New Mathematics Books Utilizing Wolfram Technology
May 3, 2017 — Michael Gammon, Blog Administrator, Document and Media Systems
We’re always excited to see how people are using our technology in fields like math and science education, so we keep an eye out for new books that give educators ideas about exploring computational thinking in their classrooms. Here are a few titles we’ve come across recently. These books range from highly theoretical mathematical explorations in the Wolfram Language to Mathematica labs for studying calculus.
New Editions with Additional Mathematica Content
The fourth edition of Differential Equations with Mathematica is a supplementing reference that uses the fundamental concepts of Mathematica to solve (analytically, numerically and/or graphically) differential equations of interest to students, instructors and scientists. Authors Martha L. Abell and James P. Braselton include instruction on basic methods and algorithms. They cover the Mathematica functions relevant to differential equations and dependant concepts from calculus and linear algebra. This book contains many helpful illustrations that make use of Mathematica’s visualization capabilities.

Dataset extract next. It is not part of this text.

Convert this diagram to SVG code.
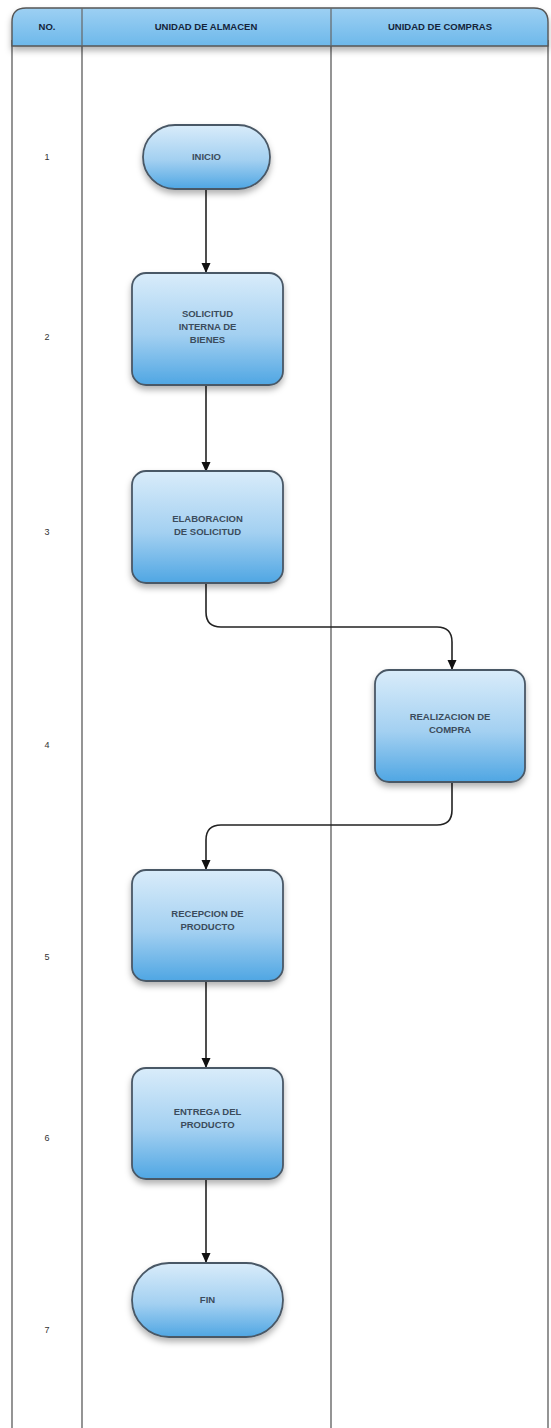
<svg xmlns="http://www.w3.org/2000/svg" width="551" height="1428" viewBox="0 0 551 1428">
<defs>
<linearGradient id="nodeGrad" x1="0" y1="0" x2="0" y2="1">
<stop offset="0" stop-color="#d9ecfa"/>
<stop offset="0.55" stop-color="#a3d0f1"/>
<stop offset="1" stop-color="#4fa6e3"/>
</linearGradient>
<linearGradient id="headGrad" x1="0" y1="0" x2="0" y2="1">
<stop offset="0" stop-color="#9dd0f3"/>
<stop offset="1" stop-color="#6db8ea"/>
</linearGradient>
<filter id="shadow" x="-20%" y="-20%" width="140%" height="150%">
<feDropShadow dx="0" dy="4" stdDeviation="3" flood-color="#000" flood-opacity="0.3"/>
</filter>
<marker id="arrow" viewBox="0 0 10 10" refX="10" refY="5" markerWidth="10" markerHeight="10" markerUnits="userSpaceOnUse" orient="auto">
<path d="M0,0.5 L10,5 L0,9.5 z" fill="#111"/>
</marker>
</defs>
<style>
.node { fill: url(#nodeGrad); stroke: #4a5866; stroke-width: 1.8; filter: url(#shadow); }
.label { font-family: "Liberation Sans", Arial, sans-serif; font-size: 9.5px; font-weight: bold; fill: #3b4c5c; text-anchor: middle; }
.head { font-family: "Liberation Sans", Arial, sans-serif; font-size: 9.5px; font-weight: bold; fill: #15243a; text-anchor: middle; }
.num { font-family: "Liberation Sans", Arial, sans-serif; font-size: 9px; fill: #333; text-anchor: middle; }
.lane { stroke: #7a7a7a; stroke-width: 1.6; fill: none; }
.conn { stroke: #222; stroke-width: 1.6; fill: none; marker-end: url(#arrow); }
</style>
<rect x="0" y="0" width="551" height="1428" fill="#ffffff"/>
<g id="lanes">
<line class="lane" x1="12" y1="40" x2="12" y2="1428"/>
<line class="lane" x1="82" y1="40" x2="82" y2="1428"/>
<line class="lane" x1="331" y1="40" x2="331" y2="1428"/>
<line class="lane" x1="548" y1="40" x2="548" y2="1428" stroke="#cfcfcf"/>
</g>
<g id="header">
<path d="M12,46 V22 Q12,8 26,8 H534 Q548,8 548,22 V46 Z" fill="url(#headGrad)" stroke="#555" stroke-width="1.4" filter="url(#shadow)"/>
<line x1="82" y1="8" x2="82" y2="46" stroke="#666" stroke-width="1.2"/>
<line x1="331" y1="8" x2="331" y2="46" stroke="#666" stroke-width="1.2"/>
<text class="head" x="47" y="30">NO.</text>
<text class="head" x="206" y="30">UNIDAD DE ALMACEN</text>
<text class="head" x="440" y="30">UNIDAD DE COMPRAS</text>
</g>
<g id="numbers">
<text class="num" x="47" y="160">1</text>
<text class="num" x="47" y="340">2</text>
<text class="num" x="47" y="535">3</text>
<text class="num" x="47" y="748">4</text>
<text class="num" x="47" y="960">5</text>
<text class="num" x="47" y="1141">6</text>
<text class="num" x="47" y="1333">7</text>
</g>
<g id="connectors">
<path class="conn" d="M206,189 V273"/>
<path class="conn" d="M206,385 V472"/>
<path class="conn" d="M206,583 V612 Q206,627 221,627 H437 Q452,627 452,642 V670"/>
<path class="conn" d="M452,782 V810 Q452,825 437,825 H221 Q206,825 206,840 V870"/>
<path class="conn" d="M206,981 V1068"/>
<path class="conn" d="M206,1179 V1263"/>
</g>
<g id="n-inicio">
<rect class="node" x="143" y="125" width="127" height="64" rx="32" ry="32"/>
<text class="label" x="206.5" y="160">INICIO</text>
</g>
<g id="n-solicitud">
<rect class="node" x="132" y="273" width="151" height="112" rx="14" ry="14"/>
<text class="label" x="207.5" y="317">SOLICITUD</text>
<text class="label" x="207.5" y="330">INTERNA DE</text>
<text class="label" x="207.5" y="343">BIENES</text>
</g>
<g id="n-elaboracion">
<rect class="node" x="132" y="471" width="151" height="112" rx="14" ry="14"/>
<text class="label" x="207.5" y="522">ELABORACION</text>
<text class="label" x="207.5" y="535">DE SOLICITUD</text>
</g>
<g id="n-realizacion">
<rect class="node" x="375" y="670" width="150" height="112" rx="14" ry="14"/>
<text class="label" x="450" y="720">REALIZACION DE</text>
<text class="label" x="450" y="733">COMPRA</text>
</g>
<g id="n-recepcion">
<rect class="node" x="132" y="870" width="151" height="111" rx="14" ry="14"/>
<text class="label" x="207.5" y="917">RECEPCION DE</text>
<text class="label" x="207.5" y="930">PRODUCTO</text>
</g>
<g id="n-entrega">
<rect class="node" x="132" y="1068" width="151" height="111" rx="14" ry="14"/>
<text class="label" x="207.5" y="1115">ENTREGA DEL</text>
<text class="label" x="207.5" y="1128">PRODUCTO</text>
</g>
<g id="n-fin">
<rect class="node" x="132" y="1263" width="151" height="74" rx="37" ry="37"/>
<text class="label" x="207.5" y="1303">FIN</text>
</g>
</svg>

Christian Constanda teaches students to solve partial differential equations through concise, easily understood explanations and worked examples that allow students to see the techniques in action. The third edition includes new sections on series expansions of more general functions, other problems of general second-order linear equations, vibrating string with other types of boundary conditions and equilibrium temperature in an infinite strip. It also includes new and improved exercises with a brief Mathematica program for nearly all of the worked examples, teaching students how to verify their results with a computer.
Authors C. Henry Edwards, David E. Penney and David Calvis provide updated and improved figures, examples, problems and applications. With real-world applications and a blend of algebraic and geometric approaches, Differential Equations & Linear Algebra introduces students to mathematical modeling of real-world phenomena and offers an array of problem sets. Alongside this fourth edition, an expanded applications website is now available that includes programming tools from Mathematica and Wolfram|Alpha.
New Titles That Give Students Hands-on Experience with Mathematica
Exploring Calculus: Labs and Projects with Mathematica
Authors Crista Arangala and Karen A. Yokley created a hands-on lab manual that can be used in class every day to guide the exploration of the theory and applications of differential and integral calculus. Each lab consists of an explanation of material with integrated exercises. The exercise sections integrate problems, technology, Mathematica R visualization and the Computable Document Format (CDF) to help students discover the theory and applications of differential and integral calculus in a meaningful and memorable way.
In this book, Pramote Dechaumphai offers a clear and easy-to-understand presentation of how to use Mathematica to solve calculus and differential equation problems. It contains essential topics that are taught in calculus and differential equation courses, including differentiation, integration, ordinary differential equations and Laplace and Fourier transforms, as well as special functions normally encountered in solving science and engineering problems. Numerical methods are employed when the exact solutions are not available. Additionally, the finite element method in Mathematica is used to analyze partial differential equations for problems with complex geometry. These partial differential equations could be in elliptic, parabolic and hyperbolic forms. Many examples are presented with detailed derivation for their solutions before using Mathematica to confirm the results.
New Titles Exploring Theory with Mathematica
The first volume, Geometry, Language and Strategy, extended the concepts of game theory, replacing static equilibrium with a deterministic dynamic theory. It also opened up many applications that were only briefly touched on. To study the consequences of the deterministic approach and the extent of these applications in contrast to standard Bayesian approaches requires an engineering foundation and discipline, which this volume supplies. It provides a richer list of applications, such as the prisoner’s dilemma, expanding the relevance of volume 1 to more general time-dependent and transient behaviors.
Mehrzad Ghorbani expands on an earlier work, Applied Mathematical Softwares: Mathematica, developed over the course of more than 10 years of teaching mathematics software and Mathematica code in Iranian universities. This new title includes more elegant and basic mathematical problems from a range of specializations including calculus, number theory, numerical analysis, vector and matrix algebra, complex variables, graph theory, engineering mathematics and mathematical physics. Although applicable to undergraduate and graduate studies in math and science, Ghorbani’s book is additionally relevant to those who use Mathematica in computational scientific branches that need symbolic or numerical code.